Or is she the one who will love my son forever and fiercely-- hold his household and estates with integrity-- stand beside him through danger, and dearth, and death-- and guide my grandchildren's hands when they light my funeral offering?" (297)
Curiously enough, this same masculinist point of view emerges when Ekaterin is questioning Simon Illyan about what kind of man Miles is. Such a conversation, one would presume, would be about Miles' fitness as a mate. But even then, just after Illyan has characterized Miles as a "great man," he describes Miles' "greatness" in such a way as to imply that it is really Ekaterin's fitness for marriage to this "great man" that is in question:
"I will say," Illyan went on, waving a thoughtful finger in the air, "he did always have the most remarkable knack for picking personnel. Either picking or making; I was never quite sure which. If he said someone was the person for the job, they proved to be so. One way or another. If he thinks you'd be a fine Lady Vorkosigan, he's undoubtedly right." (247)
By marrying her Miles Vorkosigan story to romance genre conventions, Bujold has overdetermined Miles' success in winning his bride, allowing the author to get away with weakness in this area of the story (a weakness that made the last fifty pages feel flat and predictable to me). She makes Miles squirm for having made a fool of himself, but he never really has to do anything to win Ekaterin. This treatment of the hero is reminiscent of Heyer's treatment of her heroes. More strikingly, Bujold has adapted both Cordelia (Miles' mother) and Lady Alys into true Heyer characters-- as she has done with Ivan, who is, of all of the usual Vor cast of characters, the most supremely suited for such an adaptation. Similarly, in a parallel plot, the narrative insists that Kareen can only become a full adult agent by pursuing her sexual relationship with Lord Mark. The basic problem in Kareen's case is her traditionalist father. In true Heyer fashion, Miles' mother takes care of him, too, and this gendered problem also simply vanishes like a puff of smoke-- without Kareen having to do anything further to achieve full adult agency. Like Miles' winning of Ekaterin, this is author-employed magic courtesy of genre convention.

While the narrative waves away these difficulties of gender, at the same time it shows us its main female character, Ekaterin, blaming herself for her own past oppression, presumably to persuade herself-- and us readers-- that married to a good man, and having "learned" from her past mistakes, sexual oppression can be no further concern. Early in the book, when Ekaterin is reflecting that the very thought of taking a new set of marital vows "made her want to run screaming," (60), she tells her aunt

The most horrible thought I have, looking back on it all, is that it wasn't all Tien's fault. I let him get worse and worse. If he'd chanced to marry a woman who would have stood up to him, who would have insisted...

"Your line of logic makes my head ache," her aunt observed mildly.

Ekaterin shrugged. "It's all moot now."

After a long moment of silence, the Professora asked curiously, "So what do you think of Miles?"

"He's all right. He doesn't make me cringe." (60)

The aunt's rejection of this logic is wonderfully soothing to a feminist sensibility-- on the first reading, at least.
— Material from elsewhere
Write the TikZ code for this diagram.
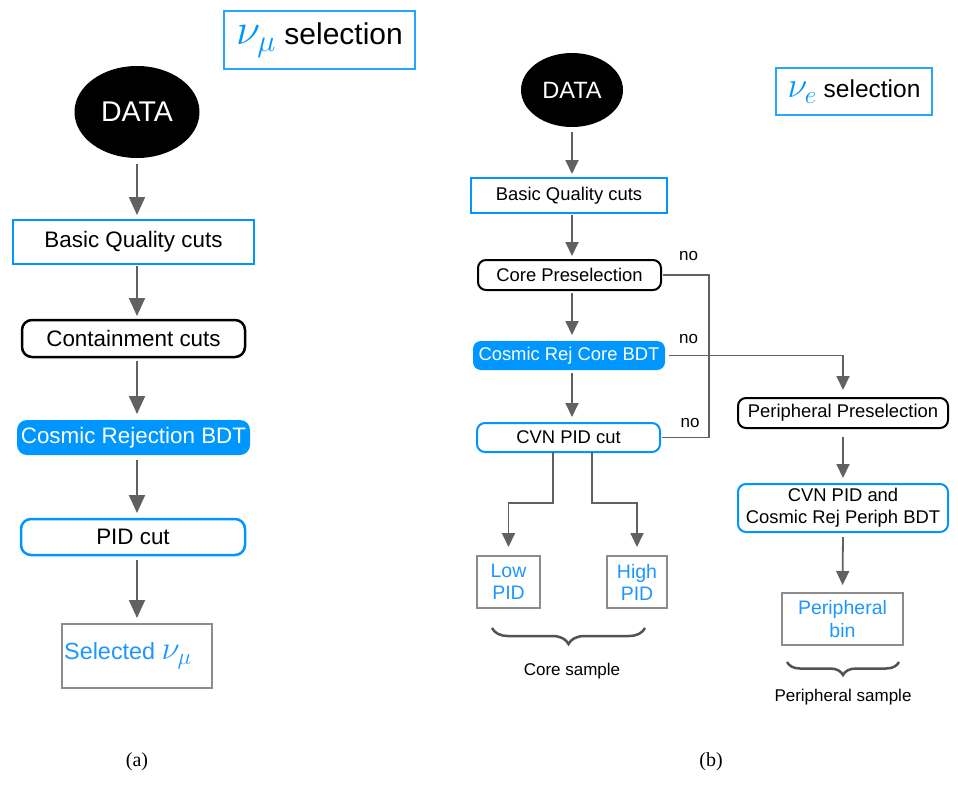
\RequirePackage{fix-cm}
\documentclass[tikz,border=0pt]{standalone}
\usepackage{fontspec}
\setmainfont{Liberation Sans}
\newfontfamily\serifF{Liberation Serif}
\usetikzlibrary{arrows.meta,shapes.geometric,decorations.pathreplacing,calc}
\definecolor{nblue}{RGB}{0,150,255}
\definecolor{tblue}{RGB}{30,150,255}
\definecolor{agray}{RGB}{97,97,97}
\definecolor{bgray}{RGB}{140,140,140}
\begin{document}
\begin{tikzpicture}[x=1pt,y=-1pt,
  every node/.style={inner sep=0pt, outer sep=0pt},
  fL/.style={font=\fontsize{22.4}{26}\selectfont},
  fR/.style={font=\fontsize{18.4}{22}\selectfont},
  sqblue/.style={draw=nblue, line width=2.5pt},
  blackround/.style={draw=black, line width=2.5pt, rounded corners=10pt},
  bluefill/.style={fill=nblue, text=white, rounded corners=10pt},
  blueround/.style={draw=nblue, line width=2.5pt, rounded corners=10pt},
  graybox/.style={draw=bgray, line width=2.5pt, text=tblue},
  datanode/.style={ellipse, fill=black, text=white},
  titlebox/.style={draw=nblue!85, line width=2pt},
  arrL/.style={draw=agray, line width=2pt, -{Triangle[width=16pt,length=18pt]}},
  arrR/.style={draw=agray, line width=1.8pt, -{Triangle[width=13pt,length=14pt]}},
  lineR/.style={draw=agray, line width=1.8pt},
  brc/.style={draw=agray!85!black, line width=2.5pt, decorate, decoration={brace, mirror, amplitude=16pt}},
  lab/.style={font=\fontsize{17}{20}\selectfont}
]
\useasboundingbox (0,0) rectangle (958,806);

% ---------------- left panel ----------------
\node[titlebox, minimum width=191, minimum height=58] (tmu) at (319.5,40)
  {\fontsize{30}{34}\selectfont{\fontsize{44}{48}\selectfont\textcolor{nblue}{$\nu_\mu$}} selection};
\node[datanode, minimum width=125, minimum height=92, font=\fontsize{28.5}{32}\selectfont] (dataL) at (137,112) {DATA};
\node[sqblue, fL, minimum width=241, minimum height=44] (bqL) at (133.5,242) {Basic Quality cuts};
\node[blackround, fL, minimum width=223, minimum height=37] (ccL) at (133.5,338.5) {Containment cuts};
\node[bluefill, fL, minimum width=233, minimum height=35] (crL) at (133.5,437.5) {Cosmic Rejection BDT};
\node[blueround, fL, minimum width=224, minimum height=36] (pidL) at (133,537) {PID cut};
\node[graybox, minimum width=150, minimum height=64, font=\fontsize{23.4}{27}\selectfont] (selL) at (137,656) {\hspace*{-18pt}Selected {\fontsize{33}{36}\selectfont$\nu_\mu$}};

\draw[arrL, shorten <=6pt, shorten >=5pt] (dataL.south) -- (dataL.south |- bqL.north);
\draw[arrL, shorten <=2pt, shorten >=4pt] (bqL.south -| dataL) -- (ccL.north -| dataL);
\draw[arrL, shorten <=4pt, shorten >=6pt] (ccL.south -| dataL) -- (crL.north -| dataL);
\draw[arrL, shorten <=5pt, shorten >=6pt] (crL.south -| dataL) -- (pidL.north -| dataL);
\draw[arrL, shorten <=5pt, shorten >=6pt] (pidL.south -| dataL) -- (selL.north);

\node[font=\serifF\fontsize{20}{24}\selectfont] (capa) at (137,762) {(a)};

% ---------------- right panel ----------------
\node[titlebox, minimum width=156, minimum height=47] (te) at (854,91.5)
  {\fontsize{24.5}{28}\selectfont{\fontsize{36}{40}\selectfont\textcolor{nblue}{$\nu_e$}} selection};
\node[datanode, minimum width=102, minimum height=74, font=\fontsize{23.6}{27}\selectfont] (dataR) at (572,90) {DATA};
\node[sqblue, fR, line width=2pt, minimum width=196, minimum height=35] (bqR) at (569,195.5) {Basic Quality cuts};
\node[blackround, fR, line width=2pt, rounded corners=8pt, minimum width=183, minimum height=30] (cpR) at (569.5,275) {Core Preselection};
\node[bluefill, fR, rounded corners=8pt, minimum width=192, minimum height=29] (crR) at (569,355.5) {Cosmic Rej Core BDT};
\node[blueround, fR, line width=2pt, rounded corners=8pt, minimum width=183, minimum height=29] (cvnR) at (568.5,437.5) {CVN PID cut};
\node[graybox, line width=2pt, align=center, minimum width=63, minimum height=52, font=\fontsize{19.5}{22}\selectfont] (lowR) at (508.5,582) {Low\\PID};
\node[graybox, line width=2pt, align=center, minimum width=60, minimum height=52, font=\fontsize{19.5}{22}\selectfont] (highR) at (637,582) {High\\PID};
\node[blackround, fR, line width=2pt, rounded corners=8pt, minimum width=210, minimum height=30] (ppR) at (843,413) {Peripheral Preselection};
\node[blueround, fR, line width=2pt, rounded corners=8pt, align=center, minimum width=210, minimum height=48] (cvn2R) at (843,508) {CVN PID and\\Cosmic Rej Periph BDT};
\node[graybox, line width=2pt, align=center, minimum width=121, minimum height=52, font=\fontsize{19.5}{23}\selectfont] (pbR) at (842.5,619) {Peripheral\\bin};

\draw[arrR, shorten <=5pt, shorten >=4pt] (dataR.south) -- (dataR.south |- bqR.north);
\draw[arrR, shorten <=2pt, shorten >=4pt] (bqR.south -| dataR) -- (cpR.north -| dataR);
\draw[arrR, shorten <=3pt, shorten >=6pt] (cpR.south -| dataR) -- (crR.north -| dataR);
\draw[arrR, shorten <=3pt, shorten >=6pt] (crR.south -| dataR) -- (cvnR.north -| dataR);

\coordinate (jn) at (709,275);
\draw[lineR, shorten <=2pt] (cpR.east) -- (jn) |- ([xshift=2pt]cvnR.east);
\draw[arrR, shorten <=4pt, shorten >=8pt] (crR.east) -| (ppR.north);
\draw[arrR, shorten >=9pt] ([xshift=-15.5pt]cvnR.south) -- ++(0,51) -| (lowR.north);
\draw[arrR, shorten >=9pt] ([xshift=23.5pt]cvnR.south) -- ++(0,51) -| (highR.north);
\draw[arrR, shorten <=9pt, shorten >=6pt] (ppR.south) -- (cvn2R.north);
\draw[arrR, shorten <=5pt, shorten >=8pt] (cvn2R.south) -- (pbR.north);

\node[lab] (no1) at (688.5,256) {no};
\node[lab] (no2) at (688.5,339) {no};
\node[lab] (no3) at (690,423) {no};

\coordinate (b1a) at (492,628);
\coordinate (b1b) at (645,628);
\draw[brc] (b1a) -- (b1b);
\node[lab] (coreS) at (572,671) {Core sample};
\coordinate (b2a) at (787,662);
\coordinate (b2b) at (899,662);
\draw[brc, decoration={amplitude=13pt}] (b2a) -- (b2b);
\node[lab] (perS) at (843,697) {Peripheral sample};

\node[font=\serifF\fontsize{20}{24}\selectfont] (capb) at (711,762) {(b)};
\end{tikzpicture}
\end{document}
Though the Professora's not-so-subtle suggestion to the reader implies that Tien was simply a bad apple and therefore wholly and individually to blame for the misery he inflicted on Ekaterin, this passage holds out (to the reader) the promise that Ekaterin will eventually realize that she was sexually oppressed in submitting to the traditional Vor values her husband lived by and not simply a wimp submitting to a maladjusted semi-sadistic loser. This promise, however, is renounced only a few pages from the end of the book.
Either the world was not so huge and frightening a place as she'd once been led to believe, or else... she was not so small and helpless as she'd once been encouraged to imagine herself. If power was an illusion, wasn't weakness necessarily one also? (401)
Ekaterin is shown thinking this, though a few sentences later she makes a "vengeful" comment about the man who had "very nearly succeeded in having Nikki taken from me." (402) If power and helplessness are "illusions," why is it that it was only help from a greater power (the Emperor) that prevented Ekaterin's loss of her son?

It is my sense that two things are going on with this suggestion that power and weakness are simply illusions. First, the story is a comedy; comedy is generally conservative, since it not only ends with the arrangement of marriage(s), but asserts the fitness of the prevailing political status quo. And second, the feminism characteristic of Bujold's series is something I would describe as an individualized, private-sphere feminism, such that it is "feminist" to regard women as in charge of and responsible for their own fate and structural inequalities of gender as of relatively negligible importance.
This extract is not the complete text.